Input Specification:
Each input file contains one test case. Each case starts with two positive integers N (<100) which is the total number of family members in the tree (and hence assume that all the members are numbered from 01 to N), and M (< N) which is the number of family members who have children. Then M lines follow, each contains the information of a family member in the following format:
ID K ID[1] ID[2] … ID[K]
where ID is a two-digit number representing a family member, K (>0) is the number of his/her children, followed by a sequence of two-digit ID’s of his/her children. For the sake of simplicity, let us fix the root ID to be 01. All the numbers in a line are separated by a space.
Output Specification:
For each test case, print in one line the largest population number and the level of the corresponding generation. It is assumed that such a generation is unique, and the root level is defined to be 1.
Sample Input:
23 13
21 1 23
01 4 03 02 04 05
03 3 06 07 08
06 2 12 13
13 1 21
08 2 15 16
02 2 09 10
11 2 19 20
17 1 22
05 1 11
07 1 14
09 1 17
10 1 18
Sample Output:
9 4
題目大意
給一個家族系譜的樹,求人數最多的那一代。
首行爲N,M,表示N個人和M個家庭。
後M行格式爲,家族成員,其孩子數,孩子1,孩子2……
解題報告
樹的層次遍歷,用BFS,隊列優化。
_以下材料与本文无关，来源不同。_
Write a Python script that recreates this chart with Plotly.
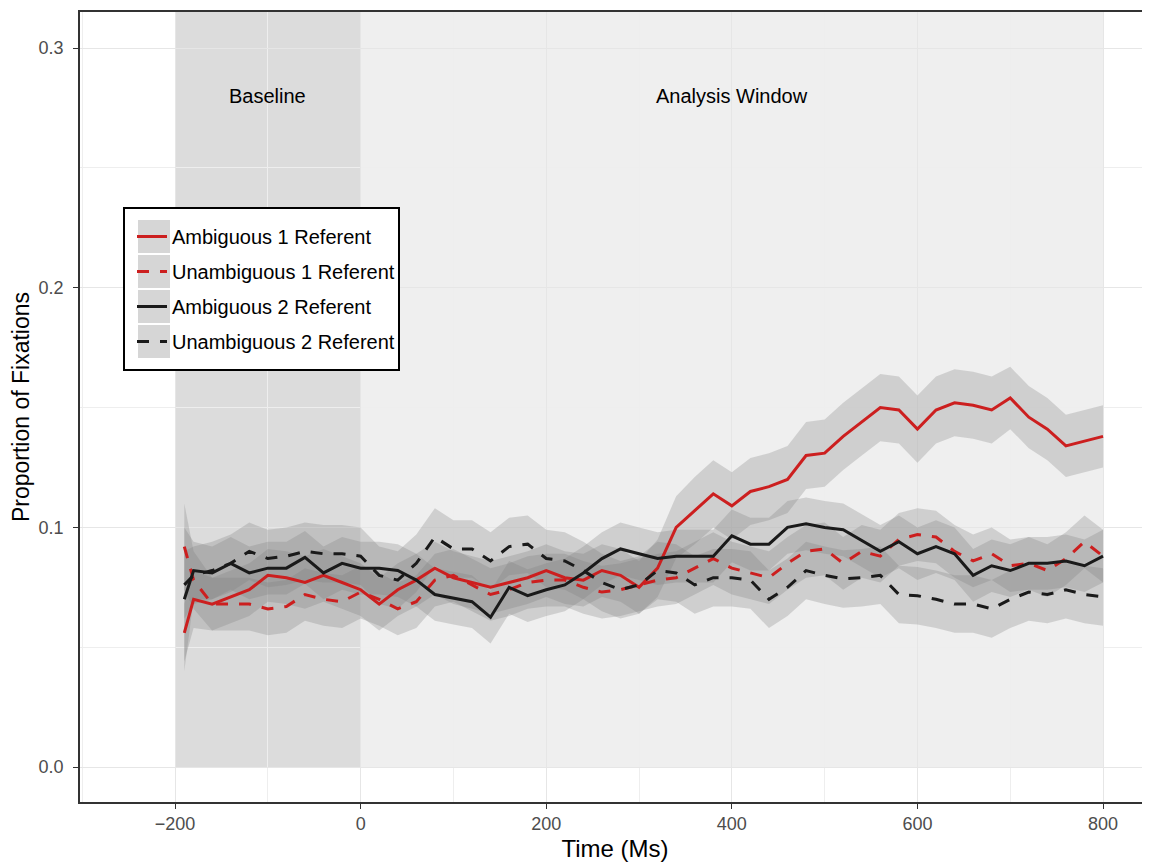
import plotly.graph_objects as go

# ---- data ----
time_ms = [-190, -180, -160, -140, -120, -100, -80, -60, -40, -20, 0, 20, 40, 60, 80, 100,
           120, 140, 160, 180, 200, 220, 240, 260, 280, 300, 320, 340, 360, 380, 400, 420,
           440, 460, 480, 500, 520, 540, 560, 580, 600, 620, 640, 660, 680, 700, 720, 740,
           760, 780, 800]

amb1 = [0.056, 0.070, 0.068, 0.071, 0.074, 0.080, 0.079, 0.077, 0.080, 0.077, 0.074, 0.068,
        0.074, 0.078, 0.083, 0.079, 0.077, 0.075, 0.077, 0.079, 0.082, 0.079, 0.078, 0.082,
        0.080, 0.075, 0.083, 0.100, 0.107, 0.114, 0.109, 0.115, 0.117, 0.120, 0.130, 0.131,
        0.138, 0.144, 0.150, 0.149, 0.141, 0.149, 0.152, 0.151, 0.149, 0.154, 0.146, 0.141,
        0.134, 0.136, 0.138]
amb1_se = [0.012, 0.012, 0.011, 0.011, 0.011, 0.011, 0.011, 0.011, 0.011, 0.011, 0.011, 0.011,
           0.011, 0.011, 0.011, 0.011, 0.011, 0.011, 0.011, 0.011, 0.011, 0.011, 0.011, 0.011,
           0.011, 0.011, 0.012, 0.013, 0.014, 0.014, 0.014, 0.014, 0.014, 0.014, 0.014, 0.014,
           0.014, 0.014, 0.014, 0.014, 0.014, 0.014, 0.014, 0.014, 0.014, 0.013, 0.013, 0.013,
           0.013, 0.013, 0.013]

unamb1 = [0.092, 0.078, 0.068, 0.068, 0.068, 0.066, 0.067, 0.072, 0.070, 0.069, 0.073, 0.070,
          0.066, 0.069, 0.078, 0.080, 0.076, 0.072, 0.074, 0.077, 0.078, 0.078, 0.075, 0.073,
          0.074, 0.076, 0.078, 0.079, 0.083, 0.087, 0.083, 0.081, 0.079, 0.085, 0.090, 0.091,
          0.085, 0.090, 0.088, 0.095, 0.097, 0.096, 0.090, 0.086, 0.089, 0.084, 0.085, 0.082,
          0.087, 0.094, 0.088]
unamb1_se = [0.018, 0.012, 0.011, 0.011, 0.011, 0.011, 0.011, 0.011, 0.011, 0.011, 0.011, 0.011,
             0.011, 0.011, 0.011, 0.011, 0.011, 0.011, 0.011, 0.011, 0.011, 0.011, 0.011, 0.011,
             0.011, 0.011, 0.011, 0.011, 0.011, 0.011, 0.011, 0.011, 0.011, 0.011, 0.011, 0.011,
             0.011, 0.011, 0.011, 0.011, 0.011, 0.011, 0.011, 0.011, 0.011, 0.011, 0.011, 0.011,
             0.011, 0.011, 0.011]

amb2 = [0.070, 0.082, 0.081, 0.085, 0.081, 0.083, 0.083, 0.0875, 0.081, 0.085, 0.083, 0.083,
        0.082, 0.078, 0.072, 0.0705, 0.069, 0.0625, 0.075, 0.0715, 0.074, 0.076, 0.081, 0.087,
        0.091, 0.089, 0.087, 0.088, 0.088, 0.088, 0.0965, 0.093, 0.093, 0.100, 0.1015, 0.100,
        0.099, 0.0945, 0.090, 0.094, 0.089, 0.092, 0.089, 0.080, 0.084, 0.082, 0.085, 0.085,
        0.086, 0.084, 0.088]
amb2_se = [0.030, 0.012, 0.011, 0.011, 0.011, 0.011, 0.011, 0.011, 0.011, 0.011, 0.011, 0.011,
           0.011, 0.011, 0.011, 0.011, 0.011, 0.011, 0.011, 0.011, 0.011, 0.011, 0.011, 0.011,
           0.011, 0.011, 0.011, 0.011, 0.011, 0.011, 0.011, 0.011, 0.011, 0.011, 0.011, 0.011,
           0.011, 0.011, 0.011, 0.011, 0.011, 0.011, 0.011, 0.011, 0.011, 0.011, 0.011, 0.011,
           0.011, 0.011, 0.011]

unamb2 = [0.076, 0.080, 0.082, 0.085, 0.090, 0.087, 0.088, 0.090, 0.089, 0.089, 0.088, 0.080,
          0.078, 0.085, 0.096, 0.091, 0.091, 0.086, 0.092, 0.093, 0.087, 0.086, 0.082, 0.077,
          0.074, 0.076, 0.082, 0.081, 0.076, 0.079, 0.079, 0.078, 0.070, 0.075, 0.082, 0.080,
          0.0785, 0.079, 0.080, 0.072, 0.0715, 0.070, 0.068, 0.068, 0.066, 0.070, 0.073, 0.072,
          0.074, 0.072, 0.071]
unamb2_se = [0.014, 0.012, 0.012, 0.012, 0.012, 0.012, 0.012, 0.012, 0.012, 0.012, 0.012, 0.012,
             0.012, 0.012, 0.012, 0.012, 0.012, 0.012, 0.012, 0.012, 0.012, 0.012, 0.012, 0.012,
             0.012, 0.012, 0.012, 0.012, 0.012, 0.012, 0.012, 0.012, 0.012, 0.012, 0.012, 0.012,
             0.012, 0.012, 0.012, 0.012, 0.012, 0.012, 0.012, 0.012, 0.012, 0.012, 0.012, 0.012,
             0.012, 0.012, 0.012]

series_names = ["Ambiguous 1 Referent", "Unambiguous 1 Referent",
                "Ambiguous 2 Referent", "Unambiguous 2 Referent"]
series_means = [amb1, unamb1, amb2, unamb2]
series_se = [amb1_se, unamb1_se, amb2_se, unamb2_se]
series_colors = ["#cc1f1f", "#cc1f1f", "#1a1a1a", "#1a1a1a"]
series_dash = ["solid", "12px,11px", "solid", "12px,11px"]

window_labels = ["Baseline", "Analysis Window"]
window_x = [-100, 400]
window_spans = [(-200, 0), (0, 800)]

FONT = "Liberation Sans, Arial, sans-serif"

# page has an 8px body margin; figure is sized so the plot lands where the reference has it
W, H = 1142, 855
ML, MR, MT, MB = 72, 0, 4, 61
PW, PH = W - ML - MR, H - MT - MB
OFF = 8

fig = go.Figure()

# ribbons
for m, s in zip(series_means, series_se):
    upper = [a + b for a, b in zip(m, s)]
    lower = [a - b for a, b in zip(m, s)]
    fig.add_trace(go.Scatter(
        x=time_ms + time_ms[::-1], y=upper + lower[::-1],
        fill="toself", fillcolor="rgba(127,127,127,0.28)",
        line=dict(width=0), mode="lines", showlegend=False, hoverinfo="skip"))

# lines
for i, (name, m, c, d) in enumerate(zip(series_names, series_means, series_colors, series_dash)):
    fig.add_trace(go.Scatter(
        x=time_ms, y=m, mode="lines", name=name, legendgroup=f"g{i}",
        line=dict(color=c, width=3, dash=d)))

shapes = []
# background windows
shapes.append(dict(type="rect", xref="x", yref="y", x0=window_spans[0][0], x1=window_spans[0][1],
                   y0=0, y1=0.3151, fillcolor="#dcdcdc", line=dict(width=0), layer="below"))
shapes.append(dict(type="rect", xref="x", yref="y", x0=window_spans[1][0], x1=window_spans[1][1],
                   y0=0, y1=0.3151, fillcolor="#efefef", line=dict(width=0), layer="below"))

# legend box background + key squares (paper coords, from page pixels)
def px2paper_x(px):
    return (px - OFF - ML) / PW

def px2paper_y(py):
    return (MT + PH - (py - OFF)) / PH

shapes.append(dict(type="rect", xref="paper", yref="paper",
                   x0=px2paper_x(124), x1=px2paper_x(399), y0=px2paper_y(208), y1=px2paper_y(370),
                   fillcolor="white", line=dict(color="black", width=2), layer="above"))
for k in range(4):
    top = 220 + 35 * k
    shapes.append(dict(type="rect", xref="paper", yref="paper",
                       x0=px2paper_x(138), x1=px2paper_x(170),
                       y0=px2paper_y(top), y1=px2paper_y(top + 33),
                       fillcolor="#d6d6d6", line=dict(width=0), layer="above"))

annotations = []
for lab, xv in zip(window_labels, window_x):
    annotations.append(dict(x=xv, y=0.28, xref="x", yref="y", text=lab, showarrow=False,
                            font=dict(family=FONT, size=20, color="black")))

fig.update_layout(
    width=W, height=H,
    margin=dict(l=ML, r=MR, t=MT, b=MB, autoexpand=False),
    paper_bgcolor="white", plot_bgcolor="white",
    shapes=shapes, annotations=annotations,
    font=dict(family=FONT),
    showlegend=True,
    legend=dict(x=px2paper_x(132), y=px2paper_y(217), xanchor="left", yanchor="top",
                bgcolor="rgba(0,0,0,0)", borderwidth=0, tracegroupgap=6,
                font=dict(family=FONT, size=20, color="black"), traceorder="grouped"),
    xaxis=dict(range=[-302.4, 850.6], tickvals=[-200, 0, 200, 400, 600, 800],
               ticktext=["\u2212200", "0", "200", "400", "600", "800"],
               automargin=False,
               showgrid=True, gridcolor="#e6e6e6", gridwidth=1.2,
               minor=dict(tickvals=[-300, -100, 100, 300, 500, 700], showgrid=True,
                          gridcolor="#eeeeee", gridwidth=0.8, ticklen=0),
               showline=True, linecolor="#333333", linewidth=1.5, mirror=True,
               ticks="outside", ticklen=5, tickcolor="#333333", tickwidth=1.2,
               tickfont=dict(family=FONT, size=18, color="#4d4d4d"),
               title=dict(text="Time (Ms)", font=dict(family=FONT, size=24, color="black"),
                          standoff=7),
               zeroline=False),
    yaxis=dict(range=[-0.0146, 0.3151], tickvals=[0.0, 0.1, 0.2, 0.3],
               ticktext=["0.0", "0.1", "0.2", "0.3"],
               automargin=False, ticklabelstandoff=6,
               showgrid=True, gridcolor="#e6e6e6", gridwidth=1.2,
               minor=dict(tickvals=[0.05, 0.15, 0.25], showgrid=True,
                          gridcolor="#eeeeee", gridwidth=0.8, ticklen=0),
               showline=True, linecolor="#333333", linewidth=1.5, mirror=True,
               ticks="outside", ticklen=5, tickcolor="#333333", tickwidth=1.2,
               tickfont=dict(family=FONT, size=18, color="#4d4d4d"),
               title=dict(text="Proportion of Fixations",
                          font=dict(family=FONT, size=23, color="black"), standoff=4),
               zeroline=False),
)

fig.write_html("out.html")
記錄每層的人員數。
代碼
#include "iostream"
#include "vector"
#include "queue"
using namespace std;
int N,M;
vector<vector<int>> G;
int level,ans;
void init(){
cin>>N>>M;
G.resize(N + 1);
int i,k,j,x;
for(i = 0; i < M; i++){
cin>>x>>k;
G[x].resize(k);
for(j = 0; j < k; j++){
cin>>G[x][j];
}
}
}
void bfs(){
int root = 1;
int x,i;
queue<int> que;
level = 1;
ans = 1;
int numInLevel = 0,numInNextLevel = 0,num = 0,tempLevel = 0;
que.push(root);
numInLevel ++;
numInNextLevel;
tempLevel ++;
while(!que.empty()){
x = que.front();
que.pop();
num ++;
for(i = 0; i < G[x].size(); i++){
que.push(G[x][i]);
numInNextLevel ++;
}
if(num == numInLevel){
if(numInNextLevel > ans){
level = tempLevel + 1;
ans = numInNextLevel;
}
tempLevel ++;
numInLevel = numInNextLevel;
numInNextLevel = 0;
num = 0;
}
}
}
int main(){
init();
bfs();
printf("%d %d",ans,level);
//system("pause");
}